9:43 A.M.: The ‪@nytimes sent a letter to their subscribers apologizing for their BAD coverage of me. I wonder if it will change – doubt it?

11:03 A.M. The ‪@nytimes states today that DJT believes “more countries should acquire nuclear weapons.” How dishonest are they. I never said this!

All three of these tweets were false. The Times said that subscriptions were up by four times more than normal since the election. There was no letter “apologizing” to subscribers. The paper sent an e-mail noting, “After such an erratic and unpredictable election there are inevitable questions: Did Donald Trump’s sheer unconventionality lead us and other news outlets to underestimate his support among American voters?” Finally, the Times had written that Trump “suggested” more countries, specifically South Korea and Japan, should acquire nuclear weapons if the United States withdrew from protecting them—and he did say that. (His tweet was described as “false” by PolitiFact.)

Later that evening, Trump’s interview with “60 Minutes,” recorded on Friday, aired, which my colleague Amy Davidson covered. The most worrying aspect of his interview may have been his hint that the Justice Department, the part of the federal government that, in the hands of an unscrupulous White House, has enormous potential for abuse, was a tool of the President. “I don’t want to hurt them. I don’t want to hurt them,” Trump said, when asked if he still wanted a special prosecutor to reopen the case of Hillary Clinton’s mishandling of classified information. “They’re, they’re good people. I don’t want to hurt them. And I will give you a very, very good and definitive answer the next time we do ‘60 Minutes’ together.” There was no appeal to the rule of law. Instead, Trump talked the way an autocrat talks and suggested that the Justice Department was simply a tool to be used against opponents, unless he felt like sparing them based on his mood and if he believes his potential targets are “good people.” This is terrifying.
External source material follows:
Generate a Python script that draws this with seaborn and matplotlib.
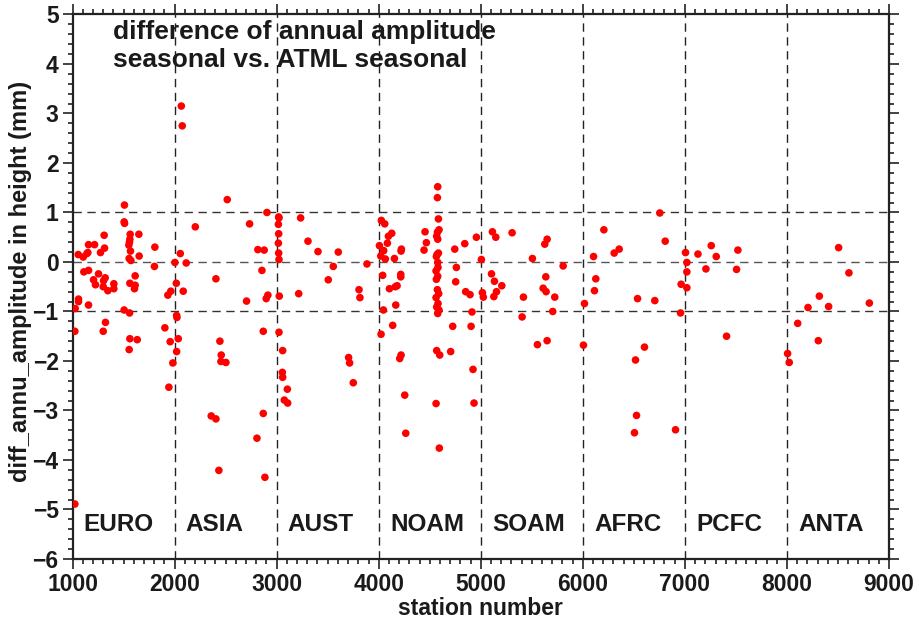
import numpy as np
import pandas as pd
import matplotlib
matplotlib.use("Agg")
import matplotlib.pyplot as plt
import seaborn as sns
from matplotlib.ticker import MultipleLocator

# ---------------- data ----------------
euro_x = [1509, 1506, 1510, 1310, 1650, 1157, 1216, 1565, 1562, 1558, 1552, 1314, 1807, 1568, 1274,
          1141, 1150, 1056, 1105, 1653, 1555, 1572, 1803, 1111, 1157, 1255, 1206, 1320, 1304, 1614,
          1225, 1405, 1301, 1405, 1346, 1562, 1614, 1607, 1059, 1059, 1157, 1026, 1506, 1559, 1323,
          1301, 1023, 1562, 1634, 1555, 1905, 1957, 1934, 1963, 1983, 1944, 1023]
euro_y = [1.15, 0.81, 0.78, 0.54, 0.56, 0.35, 0.35, 0.56, 0.46, 0.40, 0.34, 0.28, 0.30, 0.22, 0.19,
          0.17, 0.19, 0.15, 0.10, 0.12, 0.07, 0.03, -0.09, -0.20, -0.17, -0.24, -0.36, -0.32, -0.38, -0.28,
          -0.46, -0.44, -0.50, -0.54, -0.58, -0.43, -0.47, -0.54, -0.75, -0.80, -0.87, -0.94, -0.97, -1.03, -1.22,
          -1.40, -1.40, -1.55, -1.57, -1.77, -1.33, -1.61, -0.67, -0.59, -2.04, -2.53, -4.89]

asia_x = [2066, 2075, 2516, 2905, 2203, 2735, 2816, 2878, 2056, 2003, 2114, 2856, 2405, 2017, 2085,
          2914, 2898, 2705, 2020, 2023, 2869, 2036, 2444, 2020, 2457, 2454, 2503, 2869, 2359, 2405,
          2807, 2434, 2885]
asia_y = [3.15, 2.75, 1.26, 1.00, 0.71, 0.77, 0.25, 0.24, 0.17, -0.01, -0.02, -0.17, -0.34, -0.43, -0.59,
          -0.67, -0.74, -0.79, -1.08, -1.12, -1.40, -1.55, -1.60, -1.81, -1.88, -2.01, -2.03, -3.06, -3.11, -3.17,
          -3.56, -4.21, -4.35]

aust_x = [3020, 3023, 3017, 3020, 3017, 3020, 3023, 3235, 3307, 3604, 3405, 3555, 3885, 3506, 3807,
          3816, 3216, 3026, 3023, 3059, 3056, 3059, 3105, 3075, 3108, 3705, 3715, 3751]
aust_y = [0.91, 0.89, 0.76, 0.57, 0.38, 0.18, 0.05, 0.89, 0.42, 0.20, 0.21, -0.09, -0.04, -0.36, -0.56,
          -0.72, -0.64, -0.69, -1.42, -1.79, -2.23, -2.33, -2.57, -2.79, -2.85, -1.93, -2.04, -2.44]

noam_x = [4578, 4575, 4585, 4591, 4575, 4568, 4578, 4026, 4059, 4128, 4095, 4454, 4467, 4444, 4085,
          4007, 4049, 4222, 4219, 4154, 4020, 4065, 4957, 4843, 4745, 5006, 4585, 4572, 4565, 4578,
          4581, 4562, 4578, 4565, 4575, 4588, 4562, 4581, 4568, 4591, 4578, 4761, 4754, 4039, 4216,
          4216, 4180, 4163, 4105, 4852, 4895, 4167, 4046, 4914, 5016, 5025, 4137, 4023, 4725, 4905,
          4219, 4206, 4568, 4598, 4705, 4924, 4255, 4562, 4934, 4265, 4594]
noam_y = [1.52, 1.30, 0.87, 0.65, 0.60, 0.52, 0.46, 0.84, 0.77, 0.58, 0.52, 0.61, 0.39, 0.24, 0.38,
          0.33, 0.23, 0.26, 0.22, 0.07, 0.12, 0.06, 0.50, 0.37, 0.26, 0.05, 0.18, 0.15, 0.11, -0.01,
          -0.11, -0.18, -0.29, -0.35, -0.56, -0.64, -0.72, -0.84, -0.91, -0.97, -1.04, -0.11, -0.40, -0.27, -0.25,
          -0.30, -0.48, -0.50, -0.54, -0.60, -0.66, -0.87, -0.97, -1.01, -0.62, -0.71, -1.28, -1.46, -1.30, -1.30,
          -1.88, -1.95, -1.79, -1.88, -1.81, -2.17, -2.69, -2.86, -2.85, -3.46, -3.76]

soam_x = [5114, 5147, 5307, 5650, 5627, 5506, 5807, 5105, 5134, 5206, 5637, 5154, 5128, 5418, 5611,
          5640, 5725, 5705, 5405, 5555, 5650, 6006, 6016]
soam_y = [0.61, 0.50, 0.59, 0.46, 0.36, 0.07, -0.08, -0.24, -0.39, -0.48, -0.30, -0.60, -0.70, -0.71, -0.53,
          -0.60, -0.71, -1.00, -1.11, -1.67, -1.59, -1.68, -0.84]

afrc_x = [6754, 6206, 6807, 6356, 6307, 6105, 7006, 7019, 7019, 6127, 6114, 6963, 7019, 6536, 6705,
          6957, 6604, 6516, 6526, 6506, 6908]
afrc_y = [0.99, 0.65, 0.42, 0.26, 0.18, 0.11, 0.19, -0.01, -0.20, -0.34, -0.58, -0.45, -0.52, -0.74, -0.78,
          -1.03, -1.72, -1.98, -3.10, -3.45, -3.39]

pcfc_x = [7128, 7258, 7307, 7519, 7206, 7506, 7408, 8006, 8022]
pcfc_y = [0.16, 0.33, 0.11, 0.24, -0.14, -0.15, -1.50, -1.85, -2.03]

anta_x = [8506, 8607, 8317, 8206, 8408, 8807, 8105, 8307]
anta_y = [0.29, -0.22, -0.69, -0.92, -0.90, -0.83, -1.24, -1.59]

regions = ["EURO", "ASIA", "AUST", "NOAM", "SOAM", "AFRC", "PCFC", "ANTA"]
region_start = [1000, 2000, 3000, 4000, 5000, 6000, 7000, 8000]

station = euro_x + asia_x + aust_x + noam_x + soam_x + afrc_x + pcfc_x + anta_x
diff = euro_y + asia_y + aust_y + noam_y + soam_y + afrc_y + pcfc_y + anta_y
df = pd.DataFrame({"station number": station, "diff": diff})

# ---------------- style ----------------
sns.set_style("white")
plt.rcParams['font.family'] = ['Liberation Sans', 'DejaVu Sans']
plt.rcParams['font.weight'] = 'bold'
TXT = '#1a1a1a'

fig = plt.figure(figsize=(9.19, 6.24), dpi=100)
ax = fig.add_axes([0.0789, 0.1042, 0.8885, 0.8726])

# grid lines (dashed)
for xv in region_start[1:]:
    ax.axvline(xv, color='#222222', lw=1.0, ls=(0, (6, 4)), zorder=1)
for yv in [-1, 0, 1]:
    ax.axhline(yv, color='#333333' if yv else '#555555', lw=1.0, ls=(0, (6, 4)), zorder=1)

sns.scatterplot(data=df, x="station number", y="diff", ax=ax, color='#ff0000',
                s=30, edgecolor='none', linewidth=0, zorder=3, legend=False)

ax.set_xlim(1000, 9000)
ax.set_ylim(-6, 5)
ax.xaxis.set_major_locator(MultipleLocator(1000))
ax.xaxis.set_minor_locator(MultipleLocator(100))
ax.yaxis.set_major_locator(MultipleLocator(1))
ax.yaxis.set_minor_locator(MultipleLocator(0.2))
ax.tick_params(which='both', direction='out', top=True, right=True, bottom=True, left=True,
               color='#222222', width=1.2)
ax.tick_params(which='major', length=7, labelsize=16.5, labelcolor=TXT, pad=3)
ax.tick_params(which='minor', length=3.5)
ax.tick_params(axis='both', labeltop=False, labelright=False)
for lab in ax.get_xticklabels() + ax.get_yticklabels():
    lab.set_fontweight('bold')
for sp in ax.spines.values():
    sp.set_color('#222222')
    sp.set_linewidth(1.6)

ax.set_xlabel("station number", fontsize=16.5, fontweight='bold', color=TXT, labelpad=1)
ax.set_ylabel("diff_annu_amplitude in height (mm)", fontsize=17, fontweight='bold', color=TXT, labelpad=1)
ax.yaxis.set_label_coords(-0.05, 0.51)

for name, xs in zip(regions, region_start):
    ax.text(xs + 110, -5.3, name, fontsize=17.5, fontweight='bold', color=TXT,
            ha='left', va='center', zorder=4)

ax.text(0.0496, 0.968, "difference of annual amplitude", transform=ax.transAxes,
        fontsize=19, fontweight='bold', color=TXT, ha='left', va='center', zorder=4)
ax.text(0.0496, 0.916, "seasonal vs. ATML seasonal", transform=ax.transAxes,
        fontsize=19, fontweight='bold', color=TXT, ha='left', va='center', zorder=4)

fig.savefig("out.png", dpi=100)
On Monday, Alex Jones, a conspiracy theorist who has questioned whether 9/11 and the Newtown massacre were inside jobs, bragged that Trump had made time to call him, and had promised to appear on his show, as he had done during the campaign.

On Tuesday, the purge of the Christie-ites from the transition team was completed with Rogers’s ouster, and Trump reportedly asked that Kushner, a thirty-five-year-old with no national-security or government experience, be allowed to have a security clearance giving him access to classified information. (Trump, on Twitter, denied that he was trying to get his children “top level security clearance.”) Last night, Trump’s staff told his travel pool that the President-elect would not be leaving Trump Tower. With the pool dissolved for the evening, Trump left for dinner at the “21” Club. The next morning, Trump woke up and launched a storm of tweets against the Times. (“The failing @nytimes story is so totally wrong on transition. It is going so smoothly.”)

As of Wednesday morning, Trump has given two interviews—the ones to the Journal and “60 Minutes”—and has spoken in public twice, at his victory speech, early Wednesday morning, and at his Oval Office meeting with Obama, on Thursday. His transition office has issued half a dozen press releases, and he has made several important personnel and policy decisions. He has tweeted twenty-three times. Seven days may not be enough time to fully assess any new leader, especially in the case of Trump, whose first week was marked by seeming chaos in his efforts to put together an Administration. But what we’ve learned so far about the least-experienced President-elect in history is as troubling and ominous as his critics have feared. The Greeks have a word for the emerging Trump Administration: kakistocracy. The American Heritage Dictionary defines it as a “government by the least qualified or most unprincipled citizens.” Webster’s is simpler: “government by the worst people.”